Record extracts:
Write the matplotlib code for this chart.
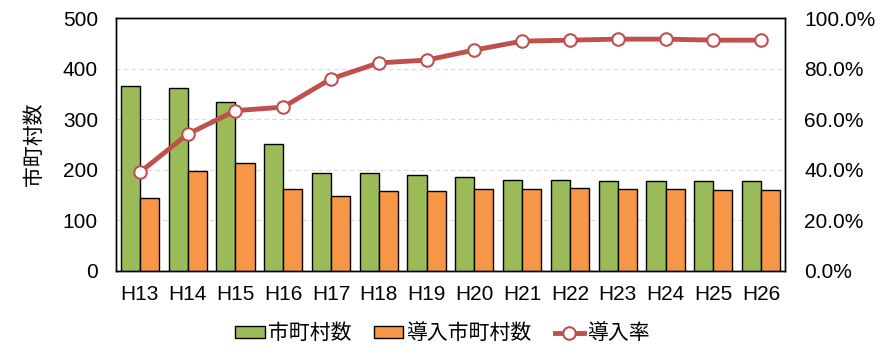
import numpy as np
import matplotlib.pyplot as plt

plt.rcParams['font.family'] = ['Liberation Sans', 'Noto Sans CJK JP']

# data
years = ["H13", "H14", "H15", "H16", "H17", "H18", "H19", "H20", "H21", "H22", "H23", "H24", "H25", "H26"]
municipalities = [365, 361, 335, 252, 193, 193, 189, 185, 179, 179, 177, 177, 177, 177]
adopted = [144, 197, 213, 163, 148, 159, 159, 163, 163, 165, 163, 163, 161, 161]
rate = [39.0, 54.1, 63.4, 64.8, 76.0, 82.3, 83.4, 87.4, 90.9, 91.3, 91.7, 91.7, 91.3, 91.3]

x = np.arange(len(years))
w = 0.4
fs = 15

fig = plt.figure(figsize=(8.85, 3.56), dpi=100)
ax = fig.add_axes([0.131, 0.239, 0.756, 0.71])

b1 = ax.bar(x - w / 2, municipalities, w, color="#9BBB59", edgecolor="black", linewidth=1, label="市町村数", zorder=3)
b2 = ax.bar(x + w / 2, adopted, w, color="#F79646", edgecolor="black", linewidth=1, label="導入市町村数", zorder=3)

ax.set_ylim(0, 500)
ax.set_yticks([0, 100, 200, 300, 400, 500])
ax.set_xlim(-0.5, len(years) - 0.5)
ax.set_xticks(x)
ax.set_xticklabels(years)
ax.yaxis.grid(True, linestyle=(0, (4, 3)), color="#D9D9D9", linewidth=0.8, zorder=0)
ax.set_axisbelow(True)
ax.tick_params(axis="y", length=0, labelsize=fs, pad=13)
ax.tick_params(axis="x", length=0, labelsize=fs, pad=10)
ax.set_ylabel("市町村数", fontsize=fs)
ax.yaxis.set_label_coords(-0.108, 0.5)

ax2 = ax.twinx()
ln, = ax2.plot(x, rate, color="#C0504D", linewidth=3.5, marker="o", markersize=9,
               markerfacecolor="white", markeredgecolor="#C0504D", markeredgewidth=1.5,
               label="導入率", zorder=4)
ax2.set_ylim(0, 100)
ax2.set_yticks(np.arange(0, 101, 20))
ax2.set_yticklabels([f"{v:.1f}%" for v in np.arange(0, 101, 20)])
ax2.tick_params(axis="y", length=0, labelsize=fs, pad=14)

for a in (ax, ax2):
    for s in a.spines.values():
        s.set_linewidth(1)
        s.set_color("black")

fig.legend(handles=[b1, b2, ln], loc="center", bbox_to_anchor=(0.5, 0.064), ncol=3,
           frameon=False, fontsize=fs, handlelength=1.4, handleheight=0.5,
           handletextpad=0.15, columnspacing=1.1)

fig.savefig("out.png", dpi=100)
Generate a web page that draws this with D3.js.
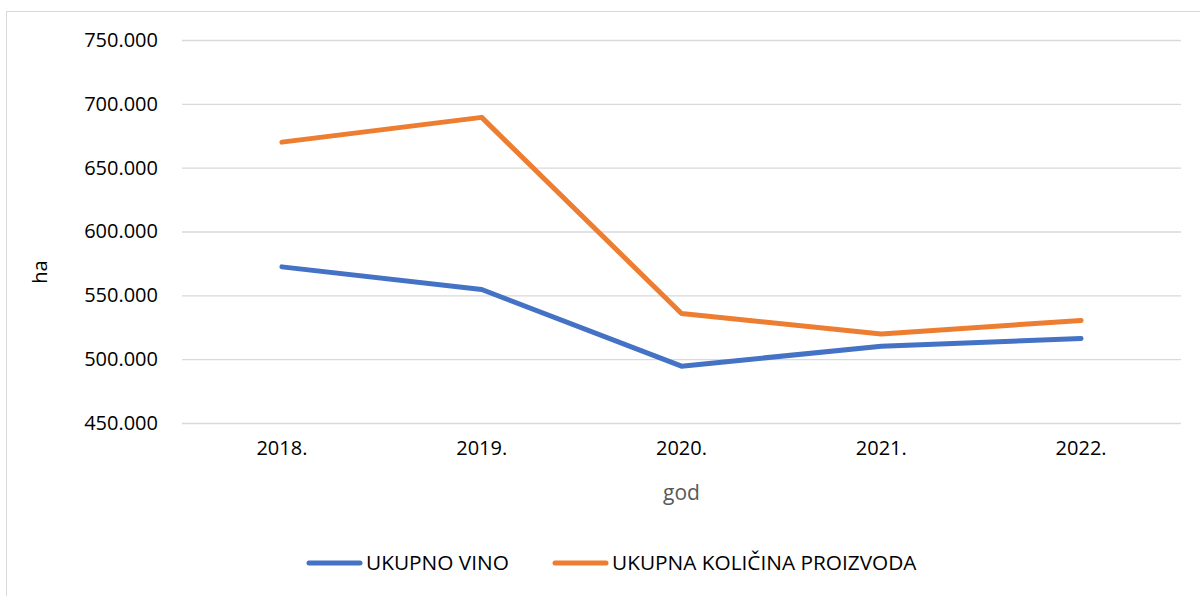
<!DOCTYPE html>
<html>
<head>
<meta charset="utf-8">
<script src="https://cdn.jsdelivr.net/npm/d3@7"></script>
<style>
  body { margin: 0; background: #fff; }
  text { font-family: "Open Sans", sans-serif; }
</style>
</head>
<body>
<div id="chart"></div>
<script>
const w = 1200;
const h = 596;

// data
const years = ["2018.", "2019.", "2020.", "2021.", "2022."];
const ukupnoVino = [572300, 554600, 494500, 510200, 516200];
const ukupnaKolicina = [670000, 689400, 535800, 519800, 530300];
const yTicks = [450000, 500000, 550000, 600000, 650000, 700000, 750000];
const seriesNames = ["UKUPNO VINO", "UKUPNA KOLIČINA PROIZVODA"];
const colors = ["#4472C4", "#ED7D31"];

const plot = {left: 182, right: 1181, top: 40, bottom: 423};

const svg = d3.select("#chart")
  .append("svg")
  .attr("width", w)
  .attr("height", h);

// chart border
svg.append("rect")
  .attr("x", 6.5).attr("y", 11.5)
  .attr("width", 1200).attr("height", 600)
  .attr("fill", "none")
  .attr("stroke", "#d9d9d9");

const x = d3.scaleBand()
  .domain(years)
  .range([plot.left, plot.right]);

const y = d3.scaleLinear()
  .domain([450000, 750000])
  .range([plot.bottom, plot.top]);

const fmt = d => d3.format(",.0f")(d).replace(/,/g, ".");

// grid + y labels
const yAxis = svg.append("g")
  .attr("transform", `translate(${plot.left},0)`)
  .call(d3.axisLeft(y).tickValues(yTicks).tickFormat(fmt)
    .tickSize(-(plot.right - plot.left)).tickPadding(24));
yAxis.select(".domain").remove();
yAxis.selectAll(".tick line").attr("stroke", "#d9d9d9").attr("stroke-width", 1.3);
yAxis.selectAll(".tick text")
  .attr("fill", "#000")
  .style("font-size", "20px");

// x labels
const xAxis = svg.append("g")
  .attr("transform", `translate(0,${plot.bottom})`)
  .call(d3.axisBottom(x).tickSize(0).tickPadding(18));
xAxis.select(".domain").remove();
xAxis.selectAll(".tick text")
  .attr("fill", "#000")
  .style("font-size", "20px");

// lines
const line = d3.line()
  .x((d, i) => x(years[i]) + x.bandwidth() / 2)
  .y(d => y(d));

[ukupnoVino, ukupnaKolicina].forEach((s, i) => {
  svg.append("path")
    .datum(s)
    .attr("fill", "none")
    .attr("stroke", colors[i])
    .attr("stroke-width", 5)
    .attr("stroke-linecap", "round")
    .attr("stroke-linejoin", "round")
    .attr("d", line);
});

// axis titles
svg.append("text")
  .attr("transform", "translate(47,272) rotate(-90)")
  .attr("text-anchor", "middle")
  .style("font-size", "20px")
  .attr("fill", "#000")
  .text("ha");

svg.append("text")
  .attr("x", (plot.left + plot.right) / 2)
  .attr("y", 500)
  .attr("text-anchor", "middle")
  .style("font-size", "21px")
  .attr("fill", "#595959")
  .text("god");

// legend
const legX = [309, 555];
const legend = svg.append("g");
seriesNames.forEach((name, i) => {
  legend.append("line")
    .attr("x1", legX[i]).attr("x2", legX[i] + 51)
    .attr("y1", 563).attr("y2", 563)
    .attr("stroke", colors[i])
    .attr("stroke-width", 5)
    .attr("stroke-linecap", "round");
  legend.append("text")
    .attr("x", legX[i] + 57)
    .attr("y", 570)
    .style("font-size", "20.8px")
    .attr("fill", "#000")
    .text(name);
});
</script>
</body>
</html>
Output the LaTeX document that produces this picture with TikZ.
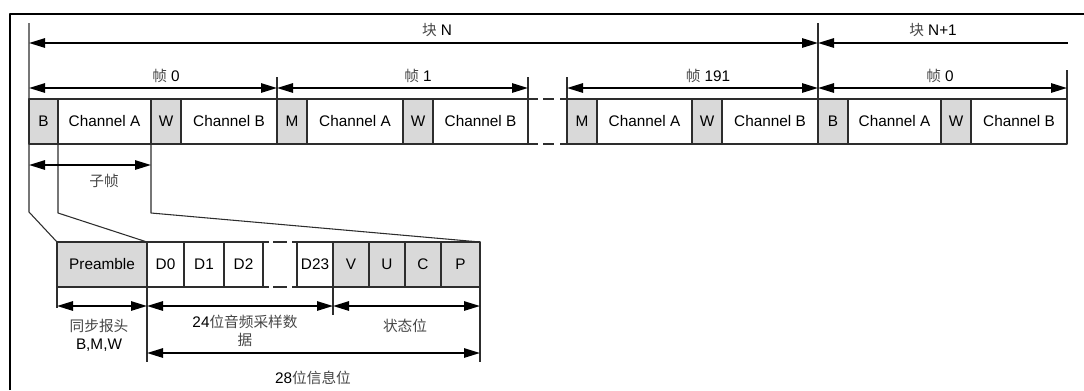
\documentclass[tikz,border=0pt]{standalone}
\usepackage{fontspec}
\setmainfont{Liberation Sans}
\newfontfamily\cjk{Noto Sans CJK SC}
\usetikzlibrary{arrows.meta}

\begin{document}
\begin{tikzpicture}[x=.75pt,y=-.75pt,line join=round,
	font=\fontsize{11.5}{13.5}\selectfont]
	\definecolor{cellgray}{RGB}{217,217,217}
	\definecolor{edgegray}{RGB}{45,45,45}
	\definecolor{zhgray}{RGB}{70,70,70}
	\tikzset{
		tip/.tip={Triangle[length=12pt,width=7pt]},
		dim/.style={tip-tip,line width=1.3pt},
		ldim/.style={tip-,line width=1.3pt},
		guide/.style={edgegray,line width=.8pt},
		lbl/.style={inner sep=1pt}
	}
	\newcommand{\zh}[1]{{\cjk\fontsize{11}{13.5}\selectfont\color{zhgray}#1}}
	\useasboundingbox (0,0) rectangle (1084,390);
	
	% outer frame (only top and left visible)
	\draw[line width=1.8pt] (10,390)--(10,14)--(1084,14);
	
	% upper row: frames of block N and N+1
	\def\ta{99}
	\def\ba{144}
	\foreach \i/\j/\c/\t [count=\n] in {29/58/cellgray/B,58/151/white/Channel A,
		151/181/cellgray/W,181/277/white/Channel B,277/307/cellgray/M,
		307/403/white/Channel A,403/433/cellgray/W,433/528/white/Channel B,
		567/597/cellgray/M,597/692/white/Channel A,692/722/cellgray/W,
		722/818/white/Channel B,818/848/cellgray/B,848/941/white/Channel A,
		941/971/cellgray/W,971/1067/white/Channel B}{
		\draw[guide,fill=\c] (\i,\ta) rectangle (\j,\ba);
		\node (ra\n) at ({(\i+\j)/2},{(\ta+\ba)/2}) {\t};
	}
	\foreach \i/\j in {528/538,543/554,560/567}{
		\draw[guide] (\i,\ta)--(\j,\ta) (\i,\ba)--(\j,\ba);
	}
	
	% lower row: one subframe
	\def\tb{242}
	\def\bb{287}
	\foreach \i/\j/\c/\t [count=\n] in {57/147/cellgray/Preamble,147/184/white/D0,
		184/224/white/D1,224/263/white/D2,297/333/white/D23,333/369/cellgray/V,
		369/405/cellgray/U,405/441/cellgray/C,441/480/cellgray/P}{
		\draw[guide,fill=\c] (\i,\tb) rectangle (\j,\bb);
		\node (rb\n) at ({(\i+\j)/2},{(\tb+\bb)/2}) {\t};
	}
	\foreach \i/\j in {263/269,273/287,292/297}{
		\draw[guide] (\i,\tb)--(\j,\tb) (\i,\bb)--(\j,\bb);
	}
	
	% guide lines
	\draw[guide] (29,23)--(29,212)--(57,\tb);
	\draw[guide] (818,23)--(818,\ta);
	\foreach \x in {277,528,567}{
		\draw[guide] (\x,77)--(\x,\ta);
	}
	\draw[guide] (1067,70)--(1067,\ta);
	\draw[guide] (58,\ba)--(58,213)--(147,\tb);
	\draw[guide] (151,\ba)--(151,213)--(480,\tb);
	\draw[guide] (57,\bb)--(57,308);
	\draw[guide] (147,\bb)--(147,362);
	\draw[guide] (333,\bb)--(333,315);
	\draw[guide] (480,\bb)--(480,362);
	
	% dimension ends
	\path
	(29,43) coordinate (bN0) (818,43) coordinate (bN1) (1068,43) coordinate (bN2)
	(29,88) coordinate (f0) (277,88) coordinate (f1) (528,88) coordinate (f2)
	(567,88) coordinate (f3) (818,88) coordinate (f4) (1067,88) coordinate (f5)
	(29,165) coordinate (s0) (151,165) coordinate (s1)
	(57,306) coordinate (p0) (147,306) coordinate (p1)
	(333,306) coordinate (p2) (480,306) coordinate (p3)
	(147,353) coordinate (q0) (480,353) coordinate (q1);
	
	\draw[dim] (bN0)--(bN1);
	\draw[ldim] (bN1)--(bN2);
	\draw[dim] (f0)--(f1);
	\draw[dim] (f1)--(f2);
	\draw[dim] (f3)--(f4);
	\draw[dim] (f4)--(f5);
	\draw[dim] (s0)--(s1);
	\draw[dim] (p0)--(p1);
	\draw[dim] (p1)--(p2);
	\draw[dim] (p2)--(p3);
	\draw[dim] (q0)--(q1);
	
	% labels
	\node[lbl] (blkN) at (437,30) {\zh{块} N};
	\node[lbl] (blkNa) at (933,30) {\zh{块} N+1};
	\node[lbl] (frm0) at (166,76) {\zh{帧} 0};
	\node[lbl] (frm1) at (418,76) {\zh{帧} 1};
	\node[lbl] (frmL) at (708,76) {\zh{帧} 191};
	\node[lbl] (frm0b) at (940,76) {\zh{帧} 0};
	\node[lbl] (sub) at (104,181) {\zh{子帧}};
	\node[lbl,align=center] (sync) at (99,335) {\zh{同步报头}\\B,M,W};
	\node[lbl,align=center] (data) at (245,331) {24\zh{位音频采样数}\\\zh{据}};
	\node[lbl] (stat) at (405,326) {\zh{状态位}};
	\node[lbl] (info) at (313,378) {28\zh{位信息位}};
\end{tikzpicture}
\end{document}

What you have to do: Go back to the entries above and restate word for word every line from the first through the one that contains "plt.rcParams['font.family'] = ['Liberation", leaving the pictures behind.

Completed task:
Write the matplotlib code for this chart.
import numpy as np
import matplotlib.pyplot as plt

plt.rcParams['font.family'] = ['Liberation Sans', 'Noto Sans CJK JP']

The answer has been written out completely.